#### Dataset extract

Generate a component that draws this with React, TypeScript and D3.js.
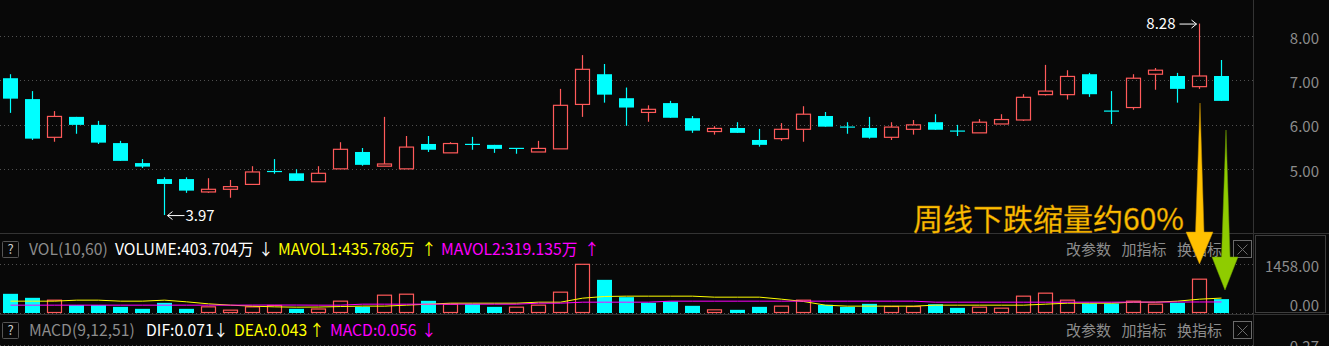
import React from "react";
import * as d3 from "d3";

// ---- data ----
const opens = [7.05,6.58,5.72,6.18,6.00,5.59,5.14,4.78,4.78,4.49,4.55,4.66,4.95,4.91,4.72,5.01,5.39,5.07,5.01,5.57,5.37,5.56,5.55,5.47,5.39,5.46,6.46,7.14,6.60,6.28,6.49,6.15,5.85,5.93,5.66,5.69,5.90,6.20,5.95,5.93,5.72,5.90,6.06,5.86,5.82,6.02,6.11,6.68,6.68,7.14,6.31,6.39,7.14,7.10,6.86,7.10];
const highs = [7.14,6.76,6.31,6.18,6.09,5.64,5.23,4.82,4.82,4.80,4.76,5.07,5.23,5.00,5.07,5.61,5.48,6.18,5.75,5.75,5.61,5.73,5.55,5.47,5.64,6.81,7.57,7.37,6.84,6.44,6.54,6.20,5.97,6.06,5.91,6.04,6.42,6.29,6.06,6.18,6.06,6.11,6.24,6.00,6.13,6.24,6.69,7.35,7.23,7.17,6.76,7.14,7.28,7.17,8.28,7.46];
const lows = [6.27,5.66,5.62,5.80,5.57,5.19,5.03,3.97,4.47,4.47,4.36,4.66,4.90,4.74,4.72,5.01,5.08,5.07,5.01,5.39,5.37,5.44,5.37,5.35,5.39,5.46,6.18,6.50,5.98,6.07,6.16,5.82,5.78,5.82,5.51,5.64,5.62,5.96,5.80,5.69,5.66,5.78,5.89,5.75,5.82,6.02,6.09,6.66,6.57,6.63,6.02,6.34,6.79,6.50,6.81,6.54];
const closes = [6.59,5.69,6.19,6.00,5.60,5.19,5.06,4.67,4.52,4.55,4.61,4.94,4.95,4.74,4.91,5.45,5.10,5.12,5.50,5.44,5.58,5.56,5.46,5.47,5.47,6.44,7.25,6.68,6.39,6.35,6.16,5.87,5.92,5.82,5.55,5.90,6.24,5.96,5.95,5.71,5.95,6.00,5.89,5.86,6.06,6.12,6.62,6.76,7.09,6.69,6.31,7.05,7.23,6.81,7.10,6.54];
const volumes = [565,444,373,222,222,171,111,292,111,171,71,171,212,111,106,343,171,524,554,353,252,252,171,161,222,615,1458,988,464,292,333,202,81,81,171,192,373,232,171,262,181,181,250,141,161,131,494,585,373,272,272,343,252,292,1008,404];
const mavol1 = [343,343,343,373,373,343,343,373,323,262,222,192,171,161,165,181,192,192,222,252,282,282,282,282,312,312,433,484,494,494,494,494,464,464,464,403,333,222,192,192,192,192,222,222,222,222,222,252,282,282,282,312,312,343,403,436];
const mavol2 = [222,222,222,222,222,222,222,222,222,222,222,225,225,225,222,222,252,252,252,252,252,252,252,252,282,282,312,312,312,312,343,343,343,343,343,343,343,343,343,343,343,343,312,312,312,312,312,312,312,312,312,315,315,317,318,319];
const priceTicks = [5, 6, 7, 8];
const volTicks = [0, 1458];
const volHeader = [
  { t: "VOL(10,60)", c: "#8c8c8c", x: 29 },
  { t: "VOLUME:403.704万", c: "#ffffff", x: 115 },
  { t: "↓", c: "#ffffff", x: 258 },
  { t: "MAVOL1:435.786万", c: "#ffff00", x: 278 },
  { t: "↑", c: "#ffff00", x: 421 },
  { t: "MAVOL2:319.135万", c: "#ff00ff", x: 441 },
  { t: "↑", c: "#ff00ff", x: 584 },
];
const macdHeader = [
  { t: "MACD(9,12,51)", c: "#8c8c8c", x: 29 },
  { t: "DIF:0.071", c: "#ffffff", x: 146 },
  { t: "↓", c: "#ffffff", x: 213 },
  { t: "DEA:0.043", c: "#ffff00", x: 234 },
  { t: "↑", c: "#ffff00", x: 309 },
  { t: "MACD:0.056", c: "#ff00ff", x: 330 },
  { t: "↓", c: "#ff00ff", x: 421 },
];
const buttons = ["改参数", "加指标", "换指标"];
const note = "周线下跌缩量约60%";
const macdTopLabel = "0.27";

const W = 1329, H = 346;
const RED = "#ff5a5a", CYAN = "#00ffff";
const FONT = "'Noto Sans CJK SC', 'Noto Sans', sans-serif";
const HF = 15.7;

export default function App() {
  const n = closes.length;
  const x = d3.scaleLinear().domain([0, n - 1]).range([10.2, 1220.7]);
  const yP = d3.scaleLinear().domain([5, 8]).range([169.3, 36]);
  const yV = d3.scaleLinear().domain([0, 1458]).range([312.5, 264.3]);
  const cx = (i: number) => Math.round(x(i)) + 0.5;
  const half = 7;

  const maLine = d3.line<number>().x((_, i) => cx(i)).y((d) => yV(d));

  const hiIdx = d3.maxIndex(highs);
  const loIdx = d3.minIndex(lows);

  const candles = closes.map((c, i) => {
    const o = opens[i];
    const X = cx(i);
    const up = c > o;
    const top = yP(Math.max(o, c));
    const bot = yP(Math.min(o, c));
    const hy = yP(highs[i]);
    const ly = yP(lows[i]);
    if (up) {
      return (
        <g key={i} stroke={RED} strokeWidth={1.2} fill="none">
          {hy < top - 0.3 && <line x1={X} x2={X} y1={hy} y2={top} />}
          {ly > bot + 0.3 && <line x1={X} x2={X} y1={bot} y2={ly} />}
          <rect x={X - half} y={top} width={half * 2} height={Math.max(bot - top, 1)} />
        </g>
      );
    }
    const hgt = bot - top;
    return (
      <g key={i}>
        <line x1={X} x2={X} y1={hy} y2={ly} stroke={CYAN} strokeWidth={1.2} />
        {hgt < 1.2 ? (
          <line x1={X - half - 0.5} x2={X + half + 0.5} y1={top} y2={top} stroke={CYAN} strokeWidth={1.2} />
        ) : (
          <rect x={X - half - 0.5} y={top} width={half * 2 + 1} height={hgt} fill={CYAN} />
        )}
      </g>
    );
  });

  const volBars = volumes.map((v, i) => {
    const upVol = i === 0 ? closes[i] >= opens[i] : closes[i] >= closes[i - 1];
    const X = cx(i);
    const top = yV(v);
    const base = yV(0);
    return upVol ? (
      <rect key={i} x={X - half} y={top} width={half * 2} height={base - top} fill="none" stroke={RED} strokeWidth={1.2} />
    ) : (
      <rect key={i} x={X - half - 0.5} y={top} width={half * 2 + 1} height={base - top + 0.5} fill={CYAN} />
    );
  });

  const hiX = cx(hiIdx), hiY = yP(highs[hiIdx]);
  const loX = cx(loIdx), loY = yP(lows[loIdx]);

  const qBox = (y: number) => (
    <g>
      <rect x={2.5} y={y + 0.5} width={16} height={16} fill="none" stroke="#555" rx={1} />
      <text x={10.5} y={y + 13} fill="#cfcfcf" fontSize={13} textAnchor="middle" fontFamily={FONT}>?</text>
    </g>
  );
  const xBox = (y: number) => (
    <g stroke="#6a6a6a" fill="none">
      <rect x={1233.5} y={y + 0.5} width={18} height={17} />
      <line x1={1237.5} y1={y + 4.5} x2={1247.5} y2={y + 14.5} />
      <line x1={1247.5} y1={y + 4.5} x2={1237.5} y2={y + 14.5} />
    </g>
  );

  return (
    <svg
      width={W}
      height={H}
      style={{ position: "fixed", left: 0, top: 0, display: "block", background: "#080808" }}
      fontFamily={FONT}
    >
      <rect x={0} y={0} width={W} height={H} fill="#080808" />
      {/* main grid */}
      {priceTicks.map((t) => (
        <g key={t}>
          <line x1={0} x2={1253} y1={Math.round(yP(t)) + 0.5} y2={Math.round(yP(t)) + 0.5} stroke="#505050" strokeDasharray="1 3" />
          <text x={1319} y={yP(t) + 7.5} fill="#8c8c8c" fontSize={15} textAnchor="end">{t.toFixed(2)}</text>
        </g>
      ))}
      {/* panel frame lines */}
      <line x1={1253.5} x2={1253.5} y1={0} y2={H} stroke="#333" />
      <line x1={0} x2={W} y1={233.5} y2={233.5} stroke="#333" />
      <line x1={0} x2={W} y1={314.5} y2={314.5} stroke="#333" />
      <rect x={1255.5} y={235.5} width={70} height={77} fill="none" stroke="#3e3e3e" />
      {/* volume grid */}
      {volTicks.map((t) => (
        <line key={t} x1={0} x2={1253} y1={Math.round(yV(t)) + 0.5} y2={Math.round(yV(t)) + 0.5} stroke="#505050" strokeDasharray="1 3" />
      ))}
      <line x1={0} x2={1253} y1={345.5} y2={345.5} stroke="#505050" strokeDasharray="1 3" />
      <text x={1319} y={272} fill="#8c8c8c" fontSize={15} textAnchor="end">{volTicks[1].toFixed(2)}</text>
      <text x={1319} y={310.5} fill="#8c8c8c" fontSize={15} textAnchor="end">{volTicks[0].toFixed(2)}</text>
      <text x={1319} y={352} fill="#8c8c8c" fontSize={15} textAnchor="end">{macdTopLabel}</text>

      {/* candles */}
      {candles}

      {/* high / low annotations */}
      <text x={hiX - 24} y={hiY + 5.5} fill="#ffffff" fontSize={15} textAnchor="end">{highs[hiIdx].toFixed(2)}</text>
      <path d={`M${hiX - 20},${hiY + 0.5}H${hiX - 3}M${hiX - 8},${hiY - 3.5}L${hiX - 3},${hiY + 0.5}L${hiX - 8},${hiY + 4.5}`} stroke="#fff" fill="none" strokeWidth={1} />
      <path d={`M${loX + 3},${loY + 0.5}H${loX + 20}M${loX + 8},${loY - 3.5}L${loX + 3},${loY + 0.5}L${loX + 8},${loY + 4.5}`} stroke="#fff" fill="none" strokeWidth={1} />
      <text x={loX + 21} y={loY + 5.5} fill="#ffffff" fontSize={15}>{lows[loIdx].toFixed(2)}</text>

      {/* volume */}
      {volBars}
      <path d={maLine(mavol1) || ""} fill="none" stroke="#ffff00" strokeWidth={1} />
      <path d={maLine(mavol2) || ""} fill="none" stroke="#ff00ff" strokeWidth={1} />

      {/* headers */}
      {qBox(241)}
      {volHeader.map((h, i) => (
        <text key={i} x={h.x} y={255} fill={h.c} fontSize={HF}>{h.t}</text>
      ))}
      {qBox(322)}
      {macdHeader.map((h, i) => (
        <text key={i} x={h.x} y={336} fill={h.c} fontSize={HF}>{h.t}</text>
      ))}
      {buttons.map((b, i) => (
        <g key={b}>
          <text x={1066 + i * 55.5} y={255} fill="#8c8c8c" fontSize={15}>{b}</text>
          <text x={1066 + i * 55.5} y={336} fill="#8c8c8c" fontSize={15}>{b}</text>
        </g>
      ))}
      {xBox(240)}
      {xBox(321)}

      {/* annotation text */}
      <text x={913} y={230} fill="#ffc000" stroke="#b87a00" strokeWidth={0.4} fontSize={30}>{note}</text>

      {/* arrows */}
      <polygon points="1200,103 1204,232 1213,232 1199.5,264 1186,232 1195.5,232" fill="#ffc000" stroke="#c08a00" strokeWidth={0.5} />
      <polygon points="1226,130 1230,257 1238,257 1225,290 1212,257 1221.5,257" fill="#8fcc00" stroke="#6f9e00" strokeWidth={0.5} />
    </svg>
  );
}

########

## Set task
Output exactly the span of lines from the top of the listing through the line holding "import * as", and leave every picture out.

## The response
Generate a component that draws this with React, TypeScript and D3.js.
import React from "react";
import * as d3 from "d3";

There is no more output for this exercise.